Instructions for the task
Pictures stay out. Extract the lines below from the first one through the line with "665, 666, 667];", both included.

Exercise material
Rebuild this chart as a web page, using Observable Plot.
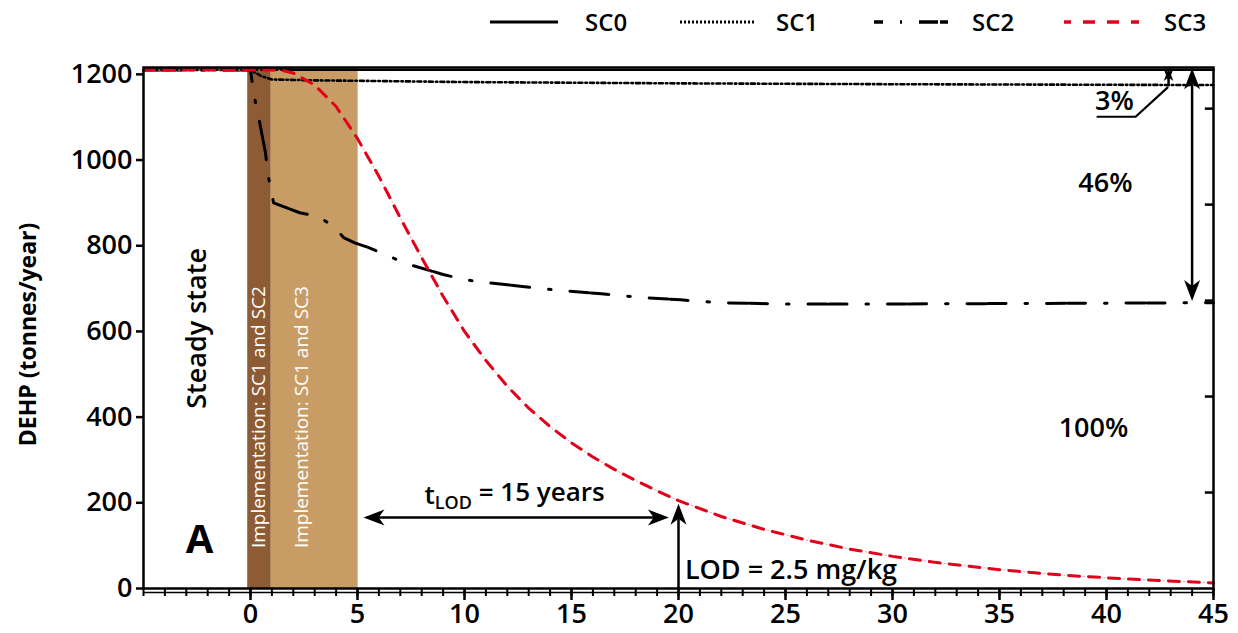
<!DOCTYPE html>
<html>
<head>
<meta charset="utf-8">
<script src="https://cdn.jsdelivr.net/npm/d3@7"></script>
<script src="https://cdn.jsdelivr.net/npm/@observablehq/plot@0.6"></script>
<style>
  html, body { margin: 0; padding: 0; background: #fff; }
  body { width: 1238px; height: 633px; overflow: hidden; font-family: "Open Sans", sans-serif; }
  #legend { display: block; }
  #chart svg { display: block; }
</style>
</head>
<body>
<svg id="legend" width="1238" height="45"></svg>
<div id="chart"></div>
<script>
// ---------- data ----------
const seriesNames = ["SC0", "SC1", "SC2", "SC3"];

const sc0Years  = [-5, 45];
const sc0Values = [1211, 1211];

const sc1Years  = [-5, 0, 0.5, 1, 3, 5, 10, 20, 30, 45];
const sc1Values = [1210, 1210, 1196, 1188, 1186, 1185, 1182, 1179, 1177, 1175];

const sc2Years  = [-5, 0, 0.15, 0.35, 0.7, 0.8, 0.98, 1.08, 2.3, 3.2, 4.0, 4.35, 4.9, 5.5, 6.4, 7.3, 9.0, 10.0, 11.0, 12.7, 13.6, 14.6, 16.4, 17.3, 18.3, 20.1, 21.0, 22.0, 23.8, 25, 30, 35, 40, 45];
const sc2Values = [1210, 1210, 1155, 1108, 1017, 971, 924, 900, 877, 868, 840, 819, 806, 796, 777, 758, 733, 721, 714, 705, 700, 695, 688, 684, 679, 674, 670, 667, 665, 664, 664, 665, 666, 667];

const sc3Years  = [-5, 0, 1, 1.5, 2, 3, 4, 5, 6, 7, 8, 9, 10, 11, 12, 13, 14, 15, 16, 17, 18, 19, 20, 22, 24, 26, 28, 30, 32, 35, 38, 41, 45];
const sc3Values = [1210, 1210, 1210, 1209, 1203, 1175, 1125, 1050, 962, 865, 772, 682, 600, 532, 472, 421, 378, 340, 307, 278, 252, 228, 205, 168, 138, 113, 92, 75, 61, 44, 31, 22, 13];

const xMajorTicks = [0, 5, 10, 15, 20, 25, 30, 35, 40, 45];
const xMinorTicks = d3.range(-5, 46, 1);
const yTicks = [0, 200, 400, 600, 800, 1000, 1200];
const yRightTicks = [224, 448, 672, 896, 1120];

const bandStarts = [-0.13, 0.97];
const bandEnds   = [0.97, 5.03];
const bandFills  = ["#8d5c35", "#c89d65"];

const yLabel = "DEHP (tonnes/year)";
const yLabelY = 593;

// annotations (data units)
const noteTexts = ["Steady state", "A", "3%", "46%", "100%", "LOD = 2.5 mg/kg"];
const noteX     = [-2.49, -2.38, 40.37, 39.95, 39.39, 20.3];
const noteY     = [607, 112, 1138, 945, 373, 42];

const implTexts = ["Implementation: SC1 and SC2", "Implementation: SC1 and SC3"];
const implX     = [0.37, 2.41];
const implY     = [400, 400];

const tlodText = "tLOD = 15 years";
const tlodX = 12.34, tlodY = 217;

// arrows: shafts and heads
const shaftX1 = [5.5, 20, 44.0, 42.9];
const shaftY1 = [166, 0, 1200, 1205];
const shaftX2 = [19.3, 20, 44.0, 42.9];
const shaftY2 = [166, 185, 690, 1172];

const bigHeadX   = [5.28, 19.55, 20, 44.0, 44.0];
const bigHeadY   = [166, 166, 198, 1214, 671];
const bigHeadRot = [270, 90, 0, 0, 180];

const smallHeadX   = [42.9, 42.9];
const smallHeadY   = [1214, 1183];
const smallHeadRot = [0, 180];

const leaderX = [39.58, 41.36, 42.85];
const leaderY = [1101, 1101, 1169];

// ---------- build tables ----------
const toRows = (xs, ys) => xs.map((x, i) => ({x, y: ys[i]}));
const sc0 = toRows(sc0Years, sc0Values);
const sc1 = toRows(sc1Years, sc1Values);
const sc2 = toRows(sc2Years, sc2Values);
const sc3 = toRows(sc3Years, sc3Values);
const bands = bandStarts.map((s, i) => ({x1: s, x2: bandEnds[i], fill: bandFills[i]}));
const notes = noteTexts.map((t, i) => ({t, x: noteX[i], y: noteY[i]}));
const impls = implTexts.map((t, i) => ({t, x: implX[i], y: implY[i]}));
const shafts = shaftX1.map((x1, i) => ({x1, y1: shaftY1[i], x2: shaftX2[i], y2: shaftY2[i]}));
const bigHeads = bigHeadX.map((x, i) => ({x, y: bigHeadY[i], rot: bigHeadRot[i]}));
const smallHeads = smallHeadX.map((x, i) => ({x, y: smallHeadY[i], rot: smallHeadRot[i]}));
const leader = toRows(leaderX, leaderY);

const arrowSymbol = {
  draw(ctx, size) {
    const r = Math.sqrt(size / Math.PI);
    const L = 2.1 * r, w = 0.8 * r;
    ctx.moveTo(0, 0);
    ctx.lineTo(w, L);
    ctx.lineTo(0, 0.72 * L);
    ctx.lineTo(-w, L);
    ctx.closePath();
  }
};

const FONT = "Open Sans";
const yMax = 1216;

const chart = Plot.plot({
  width: 1238,
  height: 588,
  marginLeft: 143,
  marginRight: 25,
  marginTop: 22,
  marginBottom: 45,
  style: {fontFamily: FONT, color: "black", background: "white", overflow: "visible"},
  x: {domain: [-5, 45]},
  y: {domain: [0, yMax]},
  marks: [
    Plot.rectY(bands, {x1: "x1", x2: "x2", y1: 0, y2: yMax, fill: "fill"}),
    // series
    Plot.line(sc0, {x: "x", y: "y", stroke: "black", strokeWidth: 2.5}),
    Plot.line(sc1, {x: "x", y: "y", stroke: "black", strokeWidth: 2.6, strokeDasharray: "4 3 1.5 3"}),
    Plot.line(sc2, {x: "x", y: "y", stroke: "black", strokeWidth: 3, strokeDasharray: "19 2 18 19 2.5 19"}),
    Plot.line(sc3, {x: "x", y: "y", stroke: "#f2a5ad", strokeWidth: 1, strokeDasharray: "1.5 18.5", strokeDashoffset: -15}),
    Plot.line(sc3, {x: "x", y: "y", stroke: "#e2001a", strokeWidth: 3, strokeDasharray: "11 9"}),
    // frame and axes
    Plot.frame({stroke: "black", strokeWidth: 2.5}),
    Plot.ruleY([0], {dy: 4, stroke: "black", strokeWidth: 1.5}),
    Plot.ruleY(yRightTicks, {x1: 45, x2: 44.62, stroke: "black", strokeWidth: 2.5}),
    Plot.axisY({ticks: yTicks, tickFormat: d => String(d), tickSize: 7, tickPadding: 4, fontSize: 27, fontWeight: 600, label: null, strokeWidth: 2.5}),
    Plot.axisX({ticks: xMinorTicks, tickSize: 8, tickFormat: () => "", label: null, strokeWidth: 2}),
    Plot.axisX({ticks: xMajorTicks, tickFormat: d => String(d), tickSize: 12, tickPadding: 3, fontSize: 27, fontWeight: 600, label: null, strokeWidth: 2.5}),
    Plot.text([yLabel], {x: -5, y: yLabelY, dx: -115, rotate: -90, textAnchor: "middle", fontSize: 23, fontWeight: 700, fill: "black"}),
    // annotations
    Plot.text(impls, {x: "x", y: "y", text: "t", rotate: -90, fontSize: 19, fill: "white"}),
    Plot.text(notes.filter(d => d.t === "Steady state"), {x: "x", y: "y", text: "t", rotate: -90, fontSize: 27, fontWeight: 600, fill: "black"}),
    Plot.text(notes.filter(d => d.t === "A"), {x: "x", y: "y", text: "t", fontSize: 40, fontWeight: 700, fill: "black"}),
    Plot.text(notes.filter(d => d.t.endsWith("%")), {x: "x", y: "y", text: "t", fontSize: 27, fontWeight: 600, fill: "black"}),
    Plot.text(notes.filter(d => d.t.startsWith("LOD")), {x: "x", y: "y", text: "t", textAnchor: "start", fontSize: 27, fontWeight: 600, fill: "black"}),
    Plot.text([{t: tlodText, x: tlodX, y: tlodY}], {x: "x", y: "y", text: "t", fontSize: 26, fontWeight: 600, fill: "black", className: "tlod"}),
    Plot.link(shafts, {x1: "x1", y1: "y1", x2: "x2", y2: "y2", stroke: "black", strokeWidth: 2.5}),
    Plot.line(leader, {x: "x", y: "y", stroke: "black", strokeWidth: 2.2}),
    Plot.dot(bigHeads, {x: "x", y: "y", rotate: "rot", r: 10, symbol: arrowSymbol, fill: "black", stroke: "none"}),
    Plot.dot(smallHeads, {x: "x", y: "y", rotate: "rot", r: 6, symbol: arrowSymbol, fill: "black", stroke: "none"})
  ]
});
document.getElementById("chart").appendChild(chart);

// subscript for t_LOD
d3.select(chart).selectAll(".tlod text").each(function() {
  const el = d3.select(this);
  el.text(null);
  el.append("tspan").text("t");
  el.append("tspan").attr("dy", "0.3em").attr("font-size", 18).text("LOD");
  el.append("tspan").attr("dy", "-0.3em").text(" = 15 years");
});

// ---------- legend ----------
const legendLineX1 = [490, 680, 874, 1064];
const legendLineX2 = [558, 756, 950, 1140];
const legendTextX  = [585, 776, 972, 1164];
const legendStroke = ["black", "black", "black", "#e2001a"];
const legendDash   = [null, "2 2", "9 17 2 17 19 2 8 40", "7 12 12 12 12 12 8 40"];
const legendWidth  = [3, 3, 3.5, 3.5];
const lg = d3.select("#legend");
seriesNames.forEach((name, i) => {
  lg.append("line")
    .attr("x1", legendLineX1[i]).attr("x2", legendLineX2[i])
    .attr("y1", 22).attr("y2", 22)
    .attr("stroke", legendStroke[i]).attr("stroke-width", legendWidth[i])
    .attr("stroke-dasharray", legendDash[i]);
  lg.append("text")
    .attr("x", legendTextX[i]).attr("y", 31)
    .attr("font-family", FONT).attr("font-size", 24).attr("font-weight", 600)
    .text(name);
});
</script>
</body>
</html>
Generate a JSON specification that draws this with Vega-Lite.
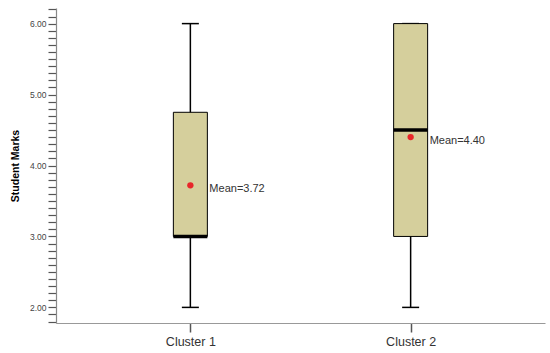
{
  "$schema": "https://vega.github.io/schema/vega-lite/v6.json",
  "autosize": {"type": "none"},
  "padding": {"left": 56, "top": 8, "right": 5, "bottom": 30},
  "width": 489,
  "height": 315,
  "background": "white",
  "config": {"view": {"stroke": null}, "font": "Liberation Sans"},
  "data": {"values": [
    {"cluster": "Cluster 1", "min": 2, "q1": 3, "median": 3, "q3": 4.75, "max": 6, "mean": 3.72, "label": "Mean=3.72"},
    {"cluster": "Cluster 2", "min": 2, "q1": 3, "median": 4.5, "q3": 6, "max": 6, "mean": 4.40, "label": "Mean=4.40"}
  ]},
  "encoding": {
    "x": {"field": "cluster", "type": "nominal", "scale": {"type": "point", "padding": 0.61},
      "axis": {"title": null, "labelAngle": 0, "labelFontSize": 12.5, "labelColor": "#333333", "labelPadding": 3,
        "domainColor": "#999999", "tickColor": "#555555", "tickSize": 9, "tickWidth": 1.5, "domainWidth": 1.2}}
  },
  "layer": [
    {"mark": {"type": "rule", "color": "black", "strokeWidth": 1.5},
     "encoding": {
       "y": {"field": "min", "type": "quantitative", "scale": {"domain": [1.78, 6.22], "nice": false, "zero": false},
         "axis": {"title": "Student Marks", "titleFont": "Liberation Sans", "titleFontSize": 10.5, "titleFontWeight": "bold", "titleColor": "black", "titlePadding": 9,
           "values": [1.8,1.9,2,2.1,2.2,2.3,2.4,2.5,2.6,2.7,2.8,2.9,3,3.1,3.2,3.3,3.4,3.5,3.6,3.7,3.8,3.9,4,4.1,4.2,4.3,4.4,4.5,4.6,4.7,4.8,4.9,5,5.1,5.2,5.3,5.4,5.5,5.6,5.7,5.8,5.9,6,6.1,6.2],
           "tickCount": 200,
           "labelExpr": "abs(datum.value - round(datum.value)) < 0.001 ? format(datum.value, '.2f') : ''",
           "labelOverlap": false, "labelFontSize": 8.5, "labelColor": "#444444", "labelPadding": 2,
           "grid": false, "domainColor": "#888888", "domainWidth": 1.2, "tickColor": "#555555", "tickSize": 8, "tickWidth": 1.2,
           "encode": {"ticks": {"update": {"x2": {"signal": "abs(datum.value - round(datum.value)) < 0.001 ? -8 : -5"}}}}}},
       "y2": {"field": "max"}
     }},
    {"mark": {"type": "tick", "color": "black", "opacity": 1, "thickness": 1.5, "size": 17, "orient": "horizontal"},
     "encoding": {"y": {"field": "min", "type": "quantitative"}}},
    {"mark": {"type": "tick", "color": "black", "opacity": 1, "thickness": 1.5, "size": 17, "orient": "horizontal"},
     "encoding": {"y": {"field": "max", "type": "quantitative"}}},
    {"mark": {"type": "bar", "fill": "#d5cf9c", "stroke": "black", "strokeWidth": 1, "size": 34},
     "encoding": {"y": {"field": "q1", "type": "quantitative"}, "y2": {"field": "q3"}}},
    {"mark": {"type": "tick", "color": "black", "opacity": 1, "thickness": 3.5, "size": 34, "orient": "horizontal"},
     "encoding": {"y": {"field": "median", "type": "quantitative"}}},
    {"mark": {"type": "circle", "color": "#e8262a", "opacity": 1, "size": 40},
     "encoding": {"y": {"field": "mean", "type": "quantitative"}}},
    {"mark": {"type": "text", "align": "left", "baseline": "middle", "dx": 19, "dy": 4, "fontSize": 11, "color": "#333333"},
     "encoding": {"y": {"field": "mean", "type": "quantitative"}, "text": {"field": "label"}}}
  ]
}
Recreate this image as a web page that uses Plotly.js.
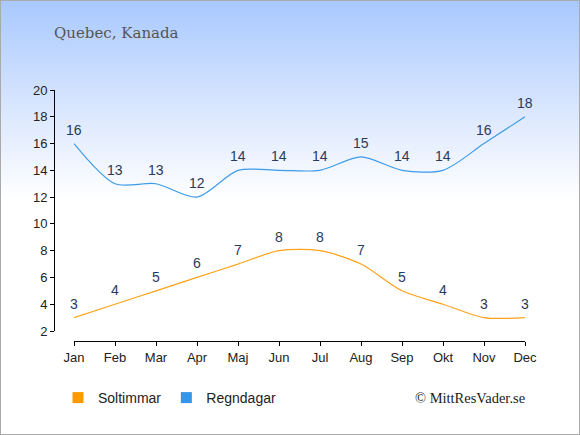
<!DOCTYPE html>
<html>
<head>
<meta charset="utf-8">
<script src="https://cdn.plot.ly/plotly-3.0.1.min.js"></script>
<style>
html,body{margin:0;padding:0;}
#wrap{width:578px;height:433px;border:1px solid #aaaaaa;background:linear-gradient(to bottom,#a8c9fe 0px,#dfeafe 120px,#ffffff 200px,#ffffff 433px);position:relative;}
#chart{width:578px;height:433px;}
</style>
</head>
<body>
<div id="wrap"><div id="chart"></div></div>
<script>
var months = ["Jan","Feb","Mar","Apr","Maj","Jun","Jul","Aug","Sep","Okt","Nov","Dec"];
var soltimmar = [3,4,5,6,7,8,8,7,5,4,3,3];
var regndagar = [16,13,13,12,14,14,14,15,14,14,16,18];
var yTicks = [2,4,6,8,10,12,14,16,18,20];

var sunColor = "#ffa31a", rainColor = "#3d9bea";
var labelFont = {family:"Liberation Sans, Arial, sans-serif", size:14, color:"#2a3a5a"};
var tickFont = {family:"Liberation Sans, Arial, sans-serif", size:13, color:"#222"};

var traces = [
  {x:months, y:soltimmar, name:"Soltimmar", mode:"lines", showlegend:false,
   line:{color:sunColor, width:1.2, shape:"spline", smoothing:0.8}},
  {x:months, y:regndagar, name:"Regndagar", mode:"lines", showlegend:false,
   line:{color:rainColor, width:1.2, shape:"spline", smoothing:0.8}},
  {x:[null], y:[null], name:"Soltimmar", mode:"markers", showlegend:true,
   marker:{symbol:"square", size:11, color:"#ff9a00"}},
  {x:[null], y:[null], name:"Regndagar", mode:"markers", showlegend:true,
   marker:{symbol:"square", size:11, color:"#3396ea"}}
];

var annotations = [];
[soltimmar, regndagar].forEach(function(series){
  series.forEach(function(v, i){
    annotations.push({x:months[i], y:v, xref:"x", yref:"y", text:String(v), showarrow:false,
      yanchor:"middle", xanchor:"center", yshift:14, font:labelFont});
  });
});

var W = 578, ml = 53, mr = 54;
var pw = W - ml - mr;
annotations.push({text:"Quebec, Kanada", xref:"paper", yref:"paper", x:-2/pw, y:1+57/251, xanchor:"left", yanchor:"middle",
     showarrow:false, font:{family:"DejaVu Serif, Liberation Serif, serif", size:15, color:"#555"}});
annotations.push({text:"© MittResVader.se", xref:"paper", yref:"paper", x:1+2/pw, y:-57/251, xanchor:"right", yanchor:"middle",
     showarrow:false, font:{family:"Liberation Serif, serif", size:14.5, color:"#222"}});

var layout = {
  width:578, height:433,
  paper_bgcolor:"rgba(0,0,0,0)", plot_bgcolor:"rgba(0,0,0,0)",
  margin:{l:ml, r:mr, t:89, b:93},
  showlegend:true,
  legend:{orientation:"h", x:4/pw, xanchor:"left", y:-57/251, yanchor:"middle",
          font:{family:"Liberation Sans, Arial, sans-serif", size:14, color:"#222"},
          bgcolor:"rgba(0,0,0,0)"},
  xaxis:{domain:[20/pw,1], range:[0,11], anchor:"free", position:0,
         type:"category", showline:true, linecolor:"#000", linewidth:1,
         ticks:"outside", ticklen:4, tickcolor:"#000", showgrid:false, zeroline:false,
         tickfont:tickFont},
  yaxis:{domain:[10/251,1], range:[2,20], tickvals:yTicks, anchor:"free", position:0,
         showline:true, linecolor:"#000", linewidth:1,
         ticks:"outside", ticklen:4, tickcolor:"#000", showgrid:false, zeroline:false,
         tickfont:tickFont},
  annotations:annotations
};
Plotly.newPlot("chart", traces, layout, {displayModeBar:false, staticPlot:true});
</script>
</body>
</html>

Completed exercise
Rebuild this chart as a web page, using Observable Plot.
<!DOCTYPE html>
<html>
<head>
<meta charset="utf-8">
<script src="https://cdn.jsdelivr.net/npm/d3@7"></script>
<script src="https://cdn.jsdelivr.net/npm/@observablehq/plot@0.6"></script>
<style>
  html, body { margin: 0; padding: 0; background: #fff; }
  body { width: 1238px; height: 633px; overflow: hidden; font-family: "Open Sans", sans-serif; }
  #legend { display: block; }
  #chart svg { display: block; }
</style>
</head>
<body>
<svg id="legend" width="1238" height="45"></svg>
<div id="chart"></div>
<script>
// ---------- data ----------
const seriesNames = ["SC0", "SC1", "SC2", "SC3"];

const sc0Years  = [-5, 45];
const sc0Values = [1211, 1211];

const sc1Years  = [-5, 0, 0.5, 1, 3, 5, 10, 20, 30, 45];
const sc1Values = [1210, 1210, 1196, 1188, 1186, 1185, 1182, 1179, 1177, 1175];

const sc2Years  = [-5, 0, 0.15, 0.35, 0.7, 0.8, 0.98, 1.08, 2.3, 3.2, 4.0, 4.35, 4.9, 5.5, 6.4, 7.3, 9.0, 10.0, 11.0, 12.7, 13.6, 14.6, 16.4, 17.3, 18.3, 20.1, 21.0, 22.0, 23.8, 25, 30, 35, 40, 45];
const sc2Values = [1210, 1210, 1155, 1108, 1017, 971, 924, 900, 877, 868, 840, 819, 806, 796, 777, 758, 733, 721, 714, 705, 700, 695, 688, 684, 679, 674, 670, 667, 665, 664, 664, 665, 666, 667];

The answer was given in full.